Charts and diagrams as code:
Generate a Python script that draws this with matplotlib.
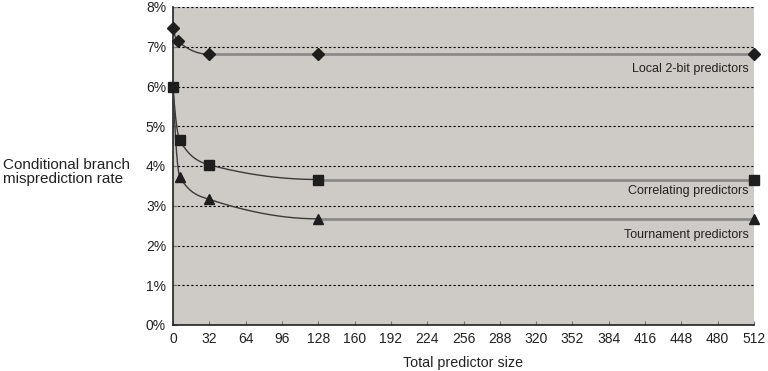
import numpy as np
import matplotlib.pyplot as plt
from matplotlib.ticker import FuncFormatter

# datos (tamano del predictor, tasa de fallo en %)
local_x = [0, 4, 32, 128, 512]
local_y = [7.47, 7.15, 6.81, 6.81, 6.81]
corr_x = [0, 6, 32, 128, 512]
corr_y = [6.0, 4.65, 4.03, 3.66, 3.66]
tour_x = [0, 6, 32, 128, 512]
tour_y = [6.0, 3.73, 3.16, 2.67, 2.67]
tour_marked = [False, True, True, True, True]

x_ticks = list(range(0, 513, 32))
y_ticks = list(range(0, 9))

plt.rcParams['font.family'] = ['Liberation Sans', 'DejaVu Sans']


def suave(xs, ys, n=200):
    # curva monotona (hermite) por los puntos de la parte curva
    xs = np.asarray(xs, float)
    ys = np.asarray(ys, float)
    h = np.diff(xs)
    d = np.diff(ys) / h
    m = np.zeros_like(ys)
    for i in range(1, len(xs) - 1):
        if d[i - 1] * d[i] > 0:
            w1 = 2 * h[i] + h[i - 1]
            w2 = h[i] + 2 * h[i - 1]
            m[i] = (w1 + w2) / (w1 / d[i - 1] + w2 / d[i])
    m[0] = 1.8 * d[0]
    m[-1] = 0.0
    out_x, out_y = [], []
    for i in range(len(xs) - 1):
        t = np.linspace(0, 1, n)
        h00 = 2 * t**3 - 3 * t**2 + 1
        h10 = t**3 - 2 * t**2 + t
        h01 = -2 * t**3 + 3 * t**2
        h11 = t**3 - t**2
        out_x.append(xs[i] + t * h[i])
        out_y.append(h00 * ys[i] + h10 * h[i] * m[i] + h01 * ys[i + 1] + h11 * h[i] * m[i + 1])
    return np.concatenate(out_x), np.concatenate(out_y)


fig = plt.figure(figsize=(7.68, 3.71), dpi=100)
ax = fig.add_axes([173 / 768, 1 - 325 / 371, 581 / 768, 318 / 371])
ax.set_facecolor('#cecbc6')

# (x, y, marcador, tamano, marcados, puntos de la curva)
series = [
    (local_x, local_y, 'D', 6, [True] * 5, 3),
    (corr_x, corr_y, 's', 6.5, [True] * 5, 4),
    (tour_x, tour_y, '^', 7, tour_marked, 4),
]
for xs, ys, mk, ms, marked, ncurve in series:
    cx, cy = suave(xs[:ncurve], ys[:ncurve])
    ax.plot(cx, cy, color='#3a3a3a', lw=1.0, zorder=3)
    ax.plot(xs[ncurve - 1:], ys[ncurve - 1:], color='#8a8a8a', lw=2.0, zorder=2)
    mx = [x for x, k in zip(xs, marked) if k]
    my = [y for y, k in zip(ys, marked) if k]
    ax.plot(mx, my, linestyle='none', marker=mk, ms=ms, color='#1e1e1e',
            zorder=4, clip_on=False)

ax.set_xlim(0, 512)
ax.set_ylim(0, 8)
ax.set_xticks(x_ticks)
ax.set_yticks(y_ticks)
ax.yaxis.set_major_formatter(FuncFormatter(lambda v, p: f'{int(v)}%'))
ax.grid(axis='y', color='black', linestyle=(0, (2, 2)), lw=0.8)
ax.set_axisbelow(True)
for s in ['top', 'right']:
    ax.spines[s].set_visible(False)
for s in ['left', 'bottom']:
    ax.spines[s].set_linewidth(1.2)
    ax.spines[s].set_color('#222222')
ax.tick_params(direction='in', length=3, width=0.8, color='#777777',
               labelsize=10, labelcolor='#222222', pad=5)

ax.set_xlabel('Total predictor size', fontsize=10.3, color='#222222', labelpad=7)
fig.text(3 / 768, 1 - 172 / 371, 'Conditional branch\nmisprediction rate',
         fontsize=11, color='#222222', ha='left', va='center', linespacing=1.05)

ax.text(507.5, 6.45, 'Local 2-bit predictors', fontsize=9, color='#222222',
        ha='right', va='center')
ax.text(507.5, 3.36, 'Correlating predictors', fontsize=9, color='#222222',
        ha='right', va='center')
ax.text(507.5, 2.26, 'Tournament predictors', fontsize=9, color='#222222',
        ha='right', va='center')

fig.savefig('out.png', dpi=100)
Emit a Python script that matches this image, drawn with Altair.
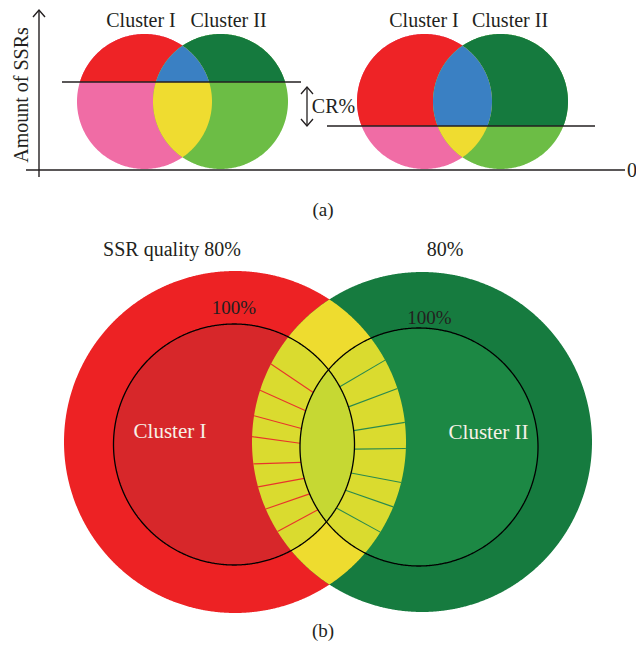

# Written task
Go from the first line of the listing to the line holding "plt.rcParams['font.family'] = ['Liberation" and, please, transcribe those lines exactly, both included, with no pictures.

# Full response
Generate a Python script that draws this with matplotlib.
import numpy as np
import matplotlib.pyplot as plt
from matplotlib.ticker import FuncFormatter

# datos (tamano del predictor, tasa de fallo en %)
local_x = [0, 4, 32, 128, 512]
local_y = [7.47, 7.15, 6.81, 6.81, 6.81]
corr_x = [0, 6, 32, 128, 512]
corr_y = [6.0, 4.65, 4.03, 3.66, 3.66]
tour_x = [0, 6, 32, 128, 512]
tour_y = [6.0, 3.73, 3.16, 2.67, 2.67]
tour_marked = [False, True, True, True, True]

x_ticks = list(range(0, 513, 32))
y_ticks = list(range(0, 9))

plt.rcParams['font.family'] = ['Liberation Sans', 'DejaVu Sans']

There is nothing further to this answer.